In Pirkei Avot, Rabban Yochanan the son of Zakkai, who received the oral tradition from Hillel and Shammai used to say that those who have learned much Torah should not want special recognition, since they were created exactly for this purpose. (II:8) As further noted below, this week is connected to the sefirah ofYesod and Joseph. In fact, the special recognition that Joseph received, and which he himself felt he merited, created great problems for him in his relationship with this brothers.
Rabban Yochanan the son of Zakkai perfectly represents the Oral Torah, as well as the number six. His teaching is clearly related to the learning the Oral Torah. Furthermore, he is portrayed in Pirkei Avot with five additional students, making six in total. The praises he gives to his students are closely related to their ability to receive the oral tradition from him. Finally, Rabban Yochanan’s entire life story is about complete dedication to the Oral Torah. He managed to escape the Roman siege of Jerusalem right before its destruction, and set foot on a journey to establish a center for Jewish scholars in Yavneh. There, he and other sages transmitted the Oral Torah and ensured the survival of Judaism as a whole.
Rabban Yochanan son of Zakkai’s journey is also connected to the month of Cheshvan, when we leave our introspective and purely spiritual pursuits and delve into the material world in order to elevate it and to ensure our survival. Similarly, he asks his students to "go out” and see which is the proper path to way to take and which should be avoided. This request is also connected with concept of going out of our state of introspection during the month of Tishrei in order to engage in the material world and ensure our livelihood.
This week’s sefirah combination is yesod shebechesed.

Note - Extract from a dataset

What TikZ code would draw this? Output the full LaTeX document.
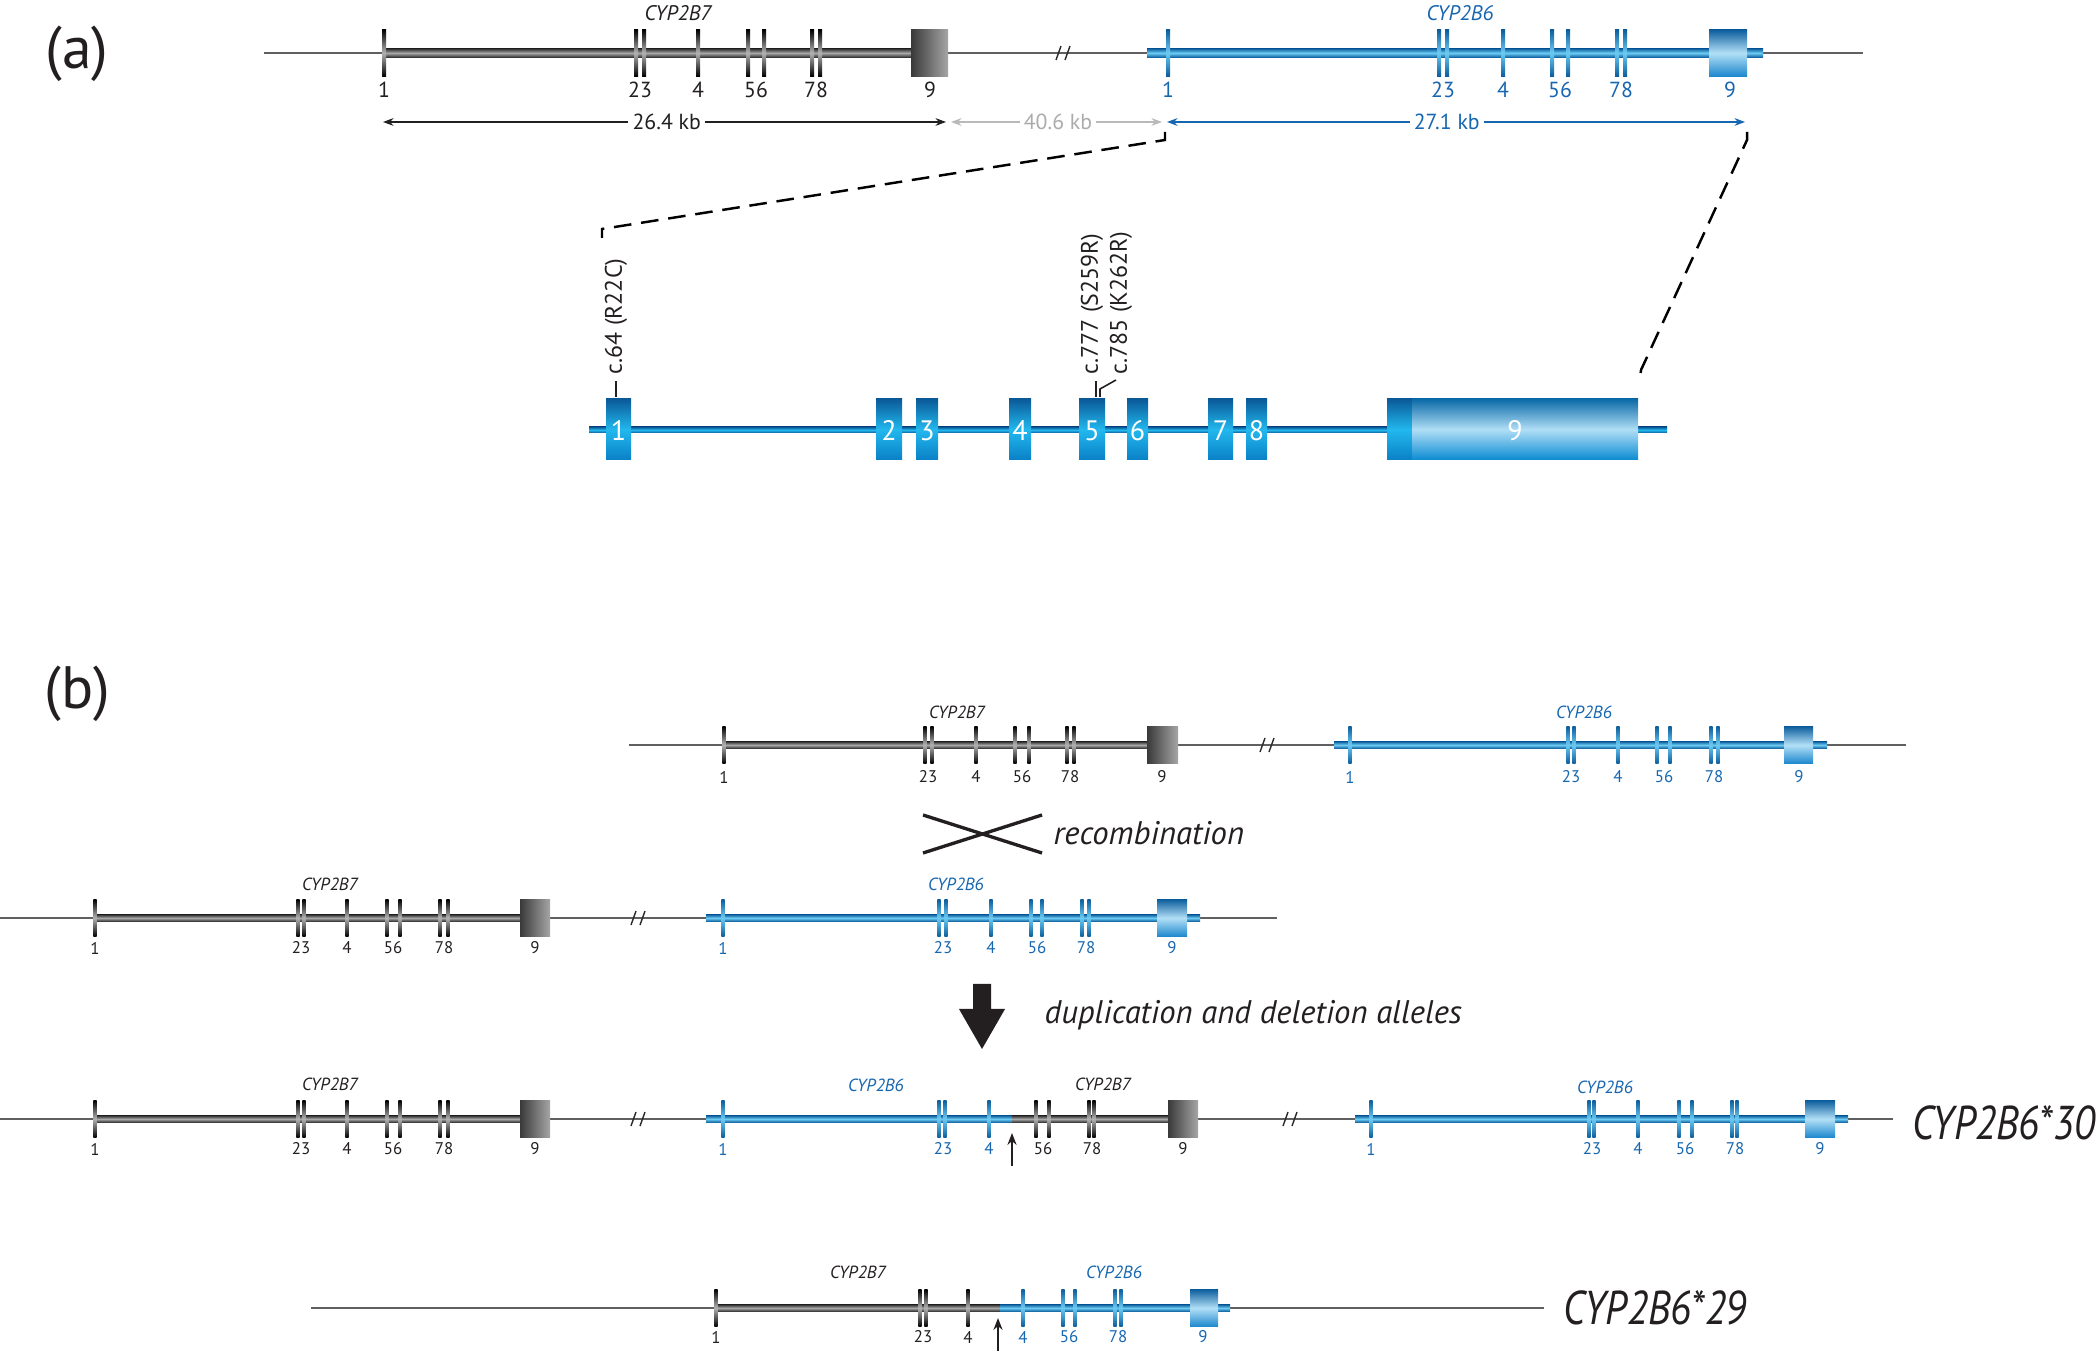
\documentclass[tikz,border=0pt]{standalone}
\usepackage{fontspec}
\setmainfont{PT Sans}
\newfontfamily\condfont[FakeStretch=0.85]{PT Sans}
\usetikzlibrary{arrows.meta}
\definecolor{bdark}{HTML}{0B5C9C}
\definecolor{bmid}{HTML}{1A86CC}
\definecolor{blight}{HTML}{6CCBF2}
\definecolor{bboxl}{HTML}{B3E0F7}
\definecolor{btext}{HTML}{1666B0}
\definecolor{gdark}{HTML}{2A2A2A}
\definecolor{glight}{HTML}{A8A8A8}
\definecolor{ink}{HTML}{231F20}
\definecolor{zt}{HTML}{0A5A98}
\definecolor{zm}{HTML}{22B8EE}
\definecolor{zb}{HTML}{0A80C6}
\definecolor{ut}{HTML}{0B6AA8}
\definecolor{um}{HTML}{B0DEF6}
\definecolor{ub}{HTML}{0A8BD2}
\newcommand\gtick[4]{\shade[#4] ({#1-2*#3},{#2-23.5*#3}) rectangle ({#1+2*#3},{#2+23.5*#3});}
\newcommand\gbody[5]{\shade[#5] (#1,{#3-4.5*#4}) rectangle (#2,{#3+4.5*#4});}
\newcommand\gbox[5]{\shade[#5] (#1,{#3-23.5*#4}) rectangle (#2,{#3+23.5*#4});}
\newcommand\brk[2]{\draw[brkst] ({#1-7},{#2+7}) -- ({#1-2},{#2-7}) ({#1+2},{#2+7}) -- ({#1+7},{#2-7});}
\begin{document}
\begin{tikzpicture}[x=0.1mm,y=-0.1mm,
  thinl/.style={draw=gray!75!black, line width=0.6pt},
  brkst/.style={draw=gdark, line width=0.4pt},
  b7body/.style={top color=gdark, bottom color=gdark, middle color=glight},
  b6body/.style={top color=bdark, bottom color=bdark, middle color=blight},
  b7tick/.style={top color=black, bottom color=black, middle color=gray!60},
  b6tick/.style={top color=bdark, bottom color=bdark, middle color=blight},
  b7box/.style={left color=gray!45!black, right color=gray!70},
  b6box/.style={top color=bdark, bottom color=bmid, middle color=bboxl},
  numA/.style={inner sep=0pt, font=\fontsize{6.2}{7}\selectfont},
  numB/.style={inner sep=0pt, font=\fontsize{4.8}{6}\selectfont},
  geneA/.style={inner sep=0pt, font=\fontsize{6}{7}\selectfont\itshape},
  geneB/.style={inner sep=0pt, font=\fontsize{5}{6}\selectfont\itshape},
  dimarrow/.style={{Stealth[length=3pt,width=2.2pt]}-{Stealth[length=3pt,width=2.2pt]}, line width=0.3pt},
  dimlab/.style={fill=white, inner sep=1.2pt, font=\fontsize{6.2}{7}\selectfont},
  dashln/.style={draw=black, line width=0.7pt, dash pattern=on 5pt off 2.8pt},
  zline/.style={top color=zt, bottom color=zt, middle color=zm},
  zexon/.style={top color=zt, bottom color=zb, middle color=zm},
  zutr/.style={top color=ut, bottom color=ub, middle color=um},
  znum/.style={inner sep=0pt, text=white, font=\fontsize{8}{9}\selectfont},
  mut/.style={inner sep=0pt, text=ink, font=\fontsize{6.8}{8}\selectfont},
  mutl/.style={draw=ink, line width=0.45pt},
  big/.style={inner sep=0pt, text=ink, font=\fontsize{17}{20}\selectfont},
  itl/.style={inner sep=0pt, text=ink, font=\fontsize{9.3}{11}\selectfont\itshape},
  allele/.style={inner sep=0pt, text=ink, font=\condfont\fontsize{13.5}{15}\selectfont\itshape},
  uparr/.style={-{Stealth[length=3.4pt,width=2.6pt]}, draw=ink, line width=0.4pt}]
\useasboundingbox (0,0) rectangle (2100,1351);

% ================= (a) =================
\node[big] (la) at (77,54) {(a)};
\draw[thinl] (264,53) -- (1863,53);
\gbody{384}{911}{53}{1}{b7body}
\foreach \p in {384,636,644,698,748,764,812,820} \gtick{\p}{53}{1}{b7tick};
\gbox{911}{948}{53}{1}{b7box}
\gbody{1147}{1763}{53}{1}{b6body}
\foreach \p in {1168,1439,1447,1503,1552,1568,1617,1625} \gtick{\p}{53}{1}{b6tick};
\gbox{1709}{1747}{53}{1}{b6box}
\brk{1063}{53}
\foreach \p/\t [count=\i] in {384/1,640/23,698/4,756/56,816/78,930/9}
  \node[numA,text=ink] (a7n\i) at (\p,90) {\t};
\foreach \p/\t [count=\i] in {1168/1,1443/23,1503/4,1560/56,1621/78,1730/9}
  \node[numA,text=btext] (a6n\i) at (\p,90) {\t};
\node[geneA,text=ink] (a7g) at (678,13) {CYP2B7};
\node[geneA,text=btext] (a6g) at (1460,13) {CYP2B6};

\coordinate (d0) at (383,122); \coordinate (d1) at (946,122);
\coordinate (d2) at (951,122); \coordinate (d3) at (1162,122);
\coordinate (d4) at (1167,122); \coordinate (d5) at (1745,122);
\draw[dimarrow, draw=gray!25!black] (d0) -- node[dimlab, text=gray!25!black, pos=0.504] (k1) {26.4 kb} (d1);
\draw[dimarrow, draw=gray!55] (d2) -- node[dimlab, text=gray!65, pos=0.507] (k2) {40.6 kb} (d3);
\draw[dimarrow, draw=btext] (d4) -- node[dimlab, text=btext, pos=0.484] (k3) {27.1 kb} (d5);

\coordinate (L0) at (1165,132); \coordinate (L1) at (1165,140);
\coordinate (L2) at (602,229);  \coordinate (L3) at (602,238);
\coordinate (R0) at (1747,132); \coordinate (R1) at (1747,140);
\coordinate (R2) at (1641,370); \coordinate (R3) at (1640,378);
\draw[dashln] (L0) -- (L1) -- (L2) -- (L3);
\draw[dashln] (R0) -- (R1) -- (R2) -- (R3);

% zoomed CYP2B6
\shade[zline] (589,427) rectangle (1667,433);
\foreach \a/\b/\t [count=\i] in {606/631/1,876/902/2,916/938/3,1009/1031/4,1079/1105/5,1127/1148/6,1208/1233/7,1246/1267/8}{
  \shade[zexon] (\a,399) rectangle (\b,460);
  \node[znum] (zn\i) at ({(\a+\b)/2},431) {\t};
}
\shade[zexon] (1387,399) rectangle (1412,460);
\shade[zutr] (1412,399) rectangle (1638,460);
\node[znum] (zn9) at (1515,431) {9};

\node[mut, rotate=90, anchor=west] (m1) at (616,375) {c.64 (R22C)};
\node[mut, rotate=90, anchor=west] (m2) at (1092,375) {c.777 (S259R)};
\node[mut, rotate=90, anchor=west] (m3) at (1121,375) {c.785 (K262R)};
\draw[mutl] (616,397) -- (616,381);
\draw[mutl] (1096,397) -- (1096,381);
\draw[mutl] (1100,397) -- (1100,389) -- (1116,380);

% ================= (b) =================
\node[big] (lb) at (77,694) {(b)};

% row b1
\draw[thinl] (629,745) -- (1906,745);
\gbody{724}{1147}{745}{0.8}{b7body}
\foreach \p in {724,925,932,976,1015,1029,1067,1074} \gtick{\p}{745}{0.8}{b7tick};
\gbox{1147}{1178}{745}{0.8}{b7box}
\brk{1267}{745}
\gbody{1334}{1827}{745}{0.8}{b6body}
\foreach \p in {1350,1568,1574,1618,1657,1670,1711,1718} \gtick{\p}{745}{0.8}{b6tick};
\gbox{1784}{1813}{745}{0.8}{b6box}
\foreach \p/\t [count=\i] in {724/1,928/23,976/4,1022/56,1070/78,1162/9}
  \node[numB,text=ink] (b1a\i) at (\p,777) {\t};
\foreach \p/\t [count=\i] in {1350/1,1571/23,1618/4,1664/56,1714/78,1799/9}
  \node[numB,text=btext] (b1b\i) at (\p,777) {\t};
\node[geneB,text=ink] (b1g7) at (957,712) {CYP2B7};
\node[geneB,text=btext] (b1g6) at (1584,712) {CYP2B6};

% recombination
\draw[ink, line width=0.95pt] (923,815) -- (1042,853) (923,853) -- (1042,815);
\node[itl, anchor=west] (rec) at (1053,833) {recombination};

% row b2
\draw[thinl] (0,918) -- (1277,918);
\gbody{95}{520}{918}{0.8}{b7body}
\foreach \p in {95,298,304,347,387,400,440,448} \gtick{\p}{918}{0.8}{b7tick};
\gbox{520}{550}{918}{0.8}{b7box}
\brk{638}{918}
\gbody{706}{1200}{918}{0.8}{b6body}
\foreach \p in {723,939,946,991,1031,1042,1082,1089} \gtick{\p}{918}{0.8}{b6tick};
\gbox{1157}{1187}{918}{0.8}{b6box}
\foreach \p/\t [count=\i] in {95/1,301/23,347/4,393/56,444/78,535/9}
  \node[numB,text=ink] (b2a\i) at (\p,948) {\t};
\foreach \p/\t [count=\i] in {723/1,943/23,991/4,1037/56,1086/78,1172/9}
  \node[numB,text=btext] (b2b\i) at (\p,948) {\t};
\node[geneB,text=ink] (b2g7) at (330,884) {CYP2B7};
\node[geneB,text=btext] (b2g6) at (956,884) {CYP2B6};

% big arrow
\fill[ink] (973,984) -- (991,984) -- (991,1009) -- (1005,1009) -- (982,1049) -- (959,1009) -- (973,1009) -- cycle;
\node[itl, anchor=west] (dup) at (1044,1015) {duplication and deletion alleles};

% row b3
\draw[thinl] (0,1119) -- (1893,1119);
\gbody{95}{520}{1119}{0.8}{b7body}
\foreach \p in {95,298,304,347,387,400,440,448} \gtick{\p}{1119}{0.8}{b7tick};
\gbox{520}{550}{1119}{0.8}{b7box}
\brk{638}{1119}
\gbody{706}{1012}{1119}{0.8}{b6body}
\gbody{1012}{1168}{1119}{0.8}{b7body}
\foreach \p in {723,939,945,989} \gtick{\p}{1119}{0.8}{b6tick};
\foreach \p in {1036,1049,1089,1094} \gtick{\p}{1119}{0.8}{b7tick};
\gbox{1168}{1198}{1119}{0.8}{b7box}
\brk{1290}{1119}
\gbody{1355}{1848}{1119}{0.8}{b6body}
\foreach \p in {1371,1589,1594,1638,1679,1692,1732,1737} \gtick{\p}{1119}{0.8}{b6tick};
\gbox{1805}{1835}{1119}{0.8}{b6box}
\foreach \p/\t [count=\i] in {95/1,301/23,347/4,393/56,444/78,535/9,1043/56,1092/78,1183/9}
  \node[numB,text=ink] (b3a\i) at (\p,1149) {\t};
\foreach \p/\t [count=\i] in {723/1,943/23,989/4,1371/1,1592/23,1638/4,1685/56,1735/78,1820/9}
  \node[numB,text=btext] (b3b\i) at (\p,1149) {\t};
\node[geneB,text=ink] (b3g7) at (330,1084) {CYP2B7};
\node[geneB,text=btext] (b3g6) at (876,1085) {CYP2B6};
\node[geneB,text=ink] (b3g7b) at (1103,1084) {CYP2B7};
\node[geneB,text=btext] (b3g6b) at (1605,1087) {CYP2B6};
\coordinate (ar1s) at (1012,1166); \coordinate (ar1t) at (1012,1133);
\draw[uparr] (ar1s) -- (ar1t);
\node[allele, anchor=east] (a30) at (2096,1123) {CYP2B6*30};

% row b4
\draw[thinl] (311,1308) -- (1544,1308);
\gbody{716}{1000}{1308}{0.8}{b7body}
\gbody{1000}{1230}{1308}{0.8}{b6body}
\foreach \p in {716,920,926,968} \gtick{\p}{1308}{0.8}{b7tick};
\foreach \p in {1023,1063,1075,1115,1121} \gtick{\p}{1308}{0.8}{b6tick};
\gbox{1190}{1218}{1308}{0.8}{b6box}
\foreach \p/\t [count=\i] in {716/1,923/23,968/4}
  \node[numB,text=ink] (b4a\i) at (\p,1337) {\t};
\foreach \p/\t [count=\i] in {1023/4,1069/56,1118/78,1203/9}
  \node[numB,text=btext] (b4b\i) at (\p,1337) {\t};
\node[geneB,text=ink] (b4g7) at (858,1272) {CYP2B7};
\node[geneB,text=btext] (b4g6) at (1114,1272) {CYP2B6};
\coordinate (ar2s) at (998,1351); \coordinate (ar2t) at (998,1318);
\draw[uparr] (ar2s) -- (ar2t);
\node[allele, anchor=west] (a29) at (1563,1308) {CYP2B6*29};
\end{tikzpicture}
\end{document}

This combination, as well as the song of the songbird, reminds us of Joseph, who provided sustenance for his entire family and for the rest of the world. He was the viceroy of Egypt, in charge of all of the provisions of the empire. It was his interpretation of Pharaoh’s dream that allowed for Egypt to stockpile its food supplies, preempting a seven-year period of extreme famine that greatly impacted the entire region. Joseph was the foundation of the good that all others received, both physically and spiritually.
We can draw a precious lesson in self-improvement from the songbird. As explained in the fourth week, we have an obligation to care for others besides ourselves. The songbird teaches us that we must work to create a solid foundation for our children and for all future generations, including one’s students. This can serve as a great motivation for a person who is overwhelmed by his or her own challenges.